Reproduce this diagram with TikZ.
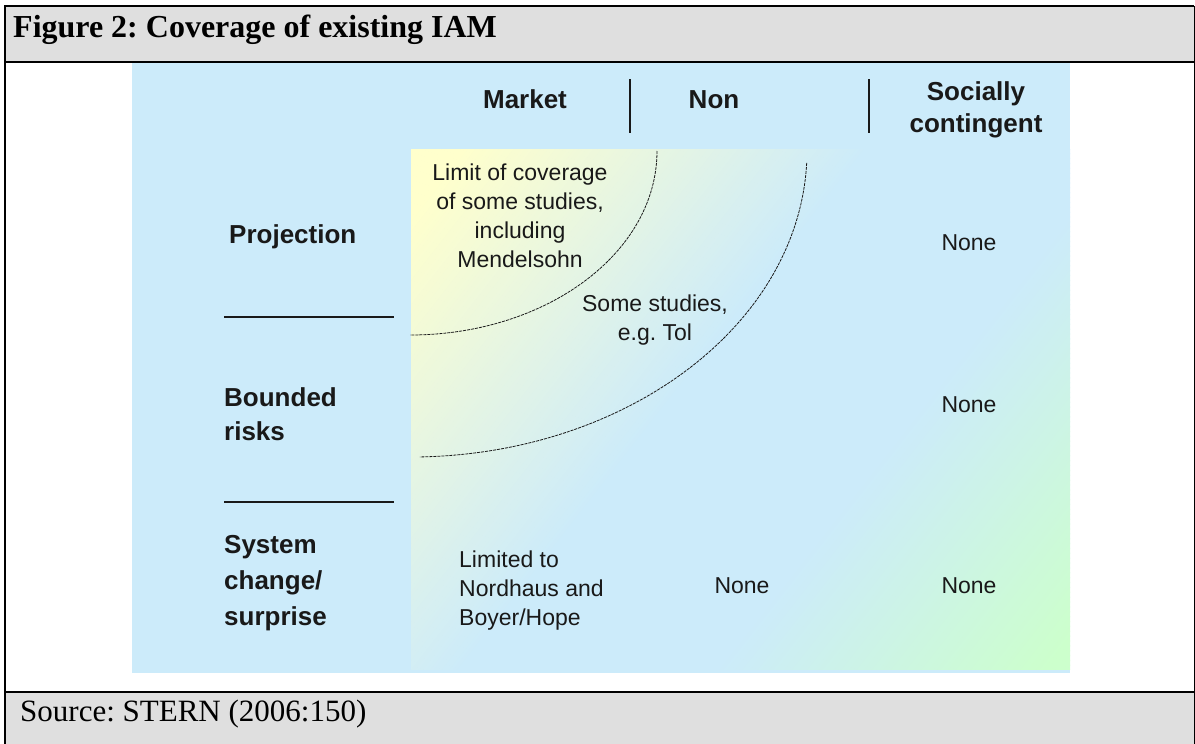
\documentclass[tikz,border=0pt]{standalone}
\usepackage{fontspec}
\setmainfont{Liberation Serif}
\setsansfont{Liberation Sans}
\usepackage{xcolor}
\frenchspacing

\definecolor{boxgray}{RGB}{223,223,223}
\definecolor{skyblue}{RGB}{204,235,250}
\definecolor{lightyellow}{RGB}{255,255,204}
\definecolor{lightgreen}{RGB}{204,255,204}
\definecolor{ink}{RGB}{25,25,25}

\begin{document}
\begin{tikzpicture}[x=1pt, y=-1pt,
	frame/.style={line width=2pt, black},
	colhead/.style={font=\sffamily\bfseries\fontsize{26}{32}\selectfont, text=ink, align=center, inner sep=0pt},
	rowhead/.style={font=\sffamily\bfseries\fontsize{26}{34}\selectfont, text=ink, align=left, inner sep=0pt},
	cell/.style={font=\sffamily\fontsize{23}{29}\selectfont, text=ink, align=center, inner sep=0pt},
	rule/.style={line width=1.4pt, ink},
	limit/.style={line width=0.8pt, ink, dash pattern=on 3pt off 1pt}]
	\useasboundingbox (0,0) rectangle (1195,744);
	\clip (0,0) rectangle (1195,744);
	% Draw table frame
	\fill[boxgray] (5,6) rectangle (1194,62);
	\fill[boxgray] (5,692) rectangle (1194,750);
	\draw[frame] (5,750) -- (5,6) -- (1194,6);
	\draw[line width=1pt] (1194,6) -- (1194,750);
	\draw[frame] (5,62) -- (1194,62);
	\draw[frame] (5,692) -- (1194,692);
	\node[anchor=base west, inner sep=0pt, font=\bfseries\fontsize{32}{36}\selectfont] (title) at (13,37) {Figure 2: Coverage of existing IAM};
	\node[anchor=base west, inner sep=0pt, font=\fontsize{31}{36}\selectfont] (source) at (20,721) {Source: STERN (2006:150)};
	% Draw panel
	\fill[skyblue] (132,63) rectangle (1070,673);
	% Diagonal fade: yellow -> blue -> green, in thin strips
	\begin{scope}
		\clip (411,149) rectangle (1070,669);
		\begin{scope}[shift={(411,149)}, rotate=-38]
			\foreach \s in {0,3,...,843} {
				\pgfmathsetmacro\ya{max(0,min(100,(360-\s)/3.2))}
				\pgfmathsetmacro\gr{max(0,min(100,(\s-560)/2.6))}
				\ifdim\s pt<460pt \def\fadecol{lightyellow!\ya!skyblue}\else\def\fadecol{lightgreen!\gr!skyblue}\fi
				\fill[color=\fadecol] (\s,-900) rectangle (\s+3.6,900);
			}
		\end{scope}
	\end{scope}
	% Draw separators
	\draw[rule] (630,79) -- (630,133);
	\draw[rule] (869,79) -- (869,133);
	\draw[rule] (224,317) -- (394,317);
	\draw[rule] (224,502) -- (394,502);
	% Draw coverage limits
	\draw[limit] (657,151) arc[start angle=0, end angle=90, x radius=247, y radius=184];
	\draw[limit] (806.7,162.9) arc[start angle=2.4, end angle=88.6, x radius=397, y radius=307];
	% Column heads (base = last line)
	\node[colhead, anchor=base] (market) at (525,108) {Market};
	\node[colhead, anchor=base] (non) at (714,108) {Non};
	\node[colhead, anchor=base] (social) at (976,132) {Socially\\contingent};
	% Row heads
	\node[rowhead, anchor=base west] (projection) at (229,243) {Projection};
	\node[rowhead, anchor=base west] (bounded) at (224,440) {Bounded\\risks};
	\node[rowhead, anchor=base west, font=\sffamily\bfseries\fontsize{26}{36}\selectfont] (system) at (224,625) {System\\change/\\surprise};
	% Cells
	\node[cell, anchor=base] (mendelsohn) at (520,267) {Limit of coverage\\of some studies,\\including\\Mendelsohn};
	\node[cell, anchor=base] (tol) at (655,340) {Some studies,\\e.g. Tol};
	\node[cell, align=left, anchor=base west] (limited) at (459,625) {Limited to\\Nordhaus and\\Boyer/Hope};
	\node[cell, anchor=base] (nonesys) at (742,593) {None};
	\node[cell, anchor=base] (nonesocsys) at (969,593) {None};
	\node[cell, anchor=base] (nonesocproj) at (969,250) {None};
	\node[cell, anchor=base] (nonesocbound) at (969,412) {None};
\end{tikzpicture}
\end{document}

• [Goal of the exercise] Please write out all of the material above without changing a word, and omit any pictures.

• [Solution to this task]
Reproduce this diagram with TikZ.
\documentclass[tikz,border=0pt]{standalone}
\usepackage{fontspec}
\setmainfont{Liberation Serif}
\setsansfont{Liberation Sans}
\usepackage{xcolor}
\frenchspacing

\definecolor{boxgray}{RGB}{223,223,223}
\definecolor{skyblue}{RGB}{204,235,250}
\definecolor{lightyellow}{RGB}{255,255,204}
\definecolor{lightgreen}{RGB}{204,255,204}
\definecolor{ink}{RGB}{25,25,25}

\begin{document}
\begin{tikzpicture}[x=1pt, y=-1pt,
	frame/.style={line width=2pt, black},
	colhead/.style={font=\sffamily\bfseries\fontsize{26}{32}\selectfont, text=ink, align=center, inner sep=0pt},
	rowhead/.style={font=\sffamily\bfseries\fontsize{26}{34}\selectfont, text=ink, align=left, inner sep=0pt},
	cell/.style={font=\sffamily\fontsize{23}{29}\selectfont, text=ink, align=center, inner sep=0pt},
	rule/.style={line width=1.4pt, ink},
	limit/.style={line width=0.8pt, ink, dash pattern=on 3pt off 1pt}]
	\useasboundingbox (0,0) rectangle (1195,744);
	\clip (0,0) rectangle (1195,744);
	% Draw table frame
	\fill[boxgray] (5,6) rectangle (1194,62);
	\fill[boxgray] (5,692) rectangle (1194,750);
	\draw[frame] (5,750) -- (5,6) -- (1194,6);
	\draw[line width=1pt] (1194,6) -- (1194,750);
	\draw[frame] (5,62) -- (1194,62);
	\draw[frame] (5,692) -- (1194,692);
	\node[anchor=base west, inner sep=0pt, font=\bfseries\fontsize{32}{36}\selectfont] (title) at (13,37) {Figure 2: Coverage of existing IAM};
	\node[anchor=base west, inner sep=0pt, font=\fontsize{31}{36}\selectfont] (source) at (20,721) {Source: STERN (2006:150)};
	% Draw panel
	\fill[skyblue] (132,63) rectangle (1070,673);
	% Diagonal fade: yellow -> blue -> green, in thin strips
	\begin{scope}
		\clip (411,149) rectangle (1070,669);
		\begin{scope}[shift={(411,149)}, rotate=-38]
			\foreach \s in {0,3,...,843} {
				\pgfmathsetmacro\ya{max(0,min(100,(360-\s)/3.2))}
				\pgfmathsetmacro\gr{max(0,min(100,(\s-560)/2.6))}
				\ifdim\s pt<460pt \def\fadecol{lightyellow!\ya!skyblue}\else\def\fadecol{lightgreen!\gr!skyblue}\fi
				\fill[color=\fadecol] (\s,-900) rectangle (\s+3.6,900);
			}
		\end{scope}
	\end{scope}
	% Draw separators
	\draw[rule] (630,79) -- (630,133);
	\draw[rule] (869,79) -- (869,133);
	\draw[rule] (224,317) -- (394,317);
	\draw[rule] (224,502) -- (394,502);
	% Draw coverage limits
	\draw[limit] (657,151) arc[start angle=0, end angle=90, x radius=247, y radius=184];
	\draw[limit] (806.7,162.9) arc[start angle=2.4, end angle=88.6, x radius=397, y radius=307];
	% Column heads (base = last line)
	\node[colhead, anchor=base] (market) at (525,108) {Market};
	\node[colhead, anchor=base] (non) at (714,108) {Non};
	\node[colhead, anchor=base] (social) at (976,132) {Socially\\contingent};
	% Row heads
	\node[rowhead, anchor=base west] (projection) at (229,243) {Projection};
	\node[rowhead, anchor=base west] (bounded) at (224,440) {Bounded\\risks};
	\node[rowhead, anchor=base west, font=\sffamily\bfseries\fontsize{26}{36}\selectfont] (system) at (224,625) {System\\change/\\surprise};
	% Cells
	\node[cell, anchor=base] (mendelsohn) at (520,267) {Limit of coverage\\of some studies,\\including\\Mendelsohn};
	\node[cell, anchor=base] (tol) at (655,340) {Some studies,\\e.g. Tol};
	\node[cell, align=left, anchor=base west] (limited) at (459,625) {Limited to\\Nordhaus and\\Boyer/Hope};
	\node[cell, anchor=base] (nonesys) at (742,593) {None};
	\node[cell, anchor=base] (nonesocsys) at (969,593) {None};
	\node[cell, anchor=base] (nonesocproj) at (969,250) {None};
	\node[cell, anchor=base] (nonesocbound) at (969,412) {None};
\end{tikzpicture}
\end{document}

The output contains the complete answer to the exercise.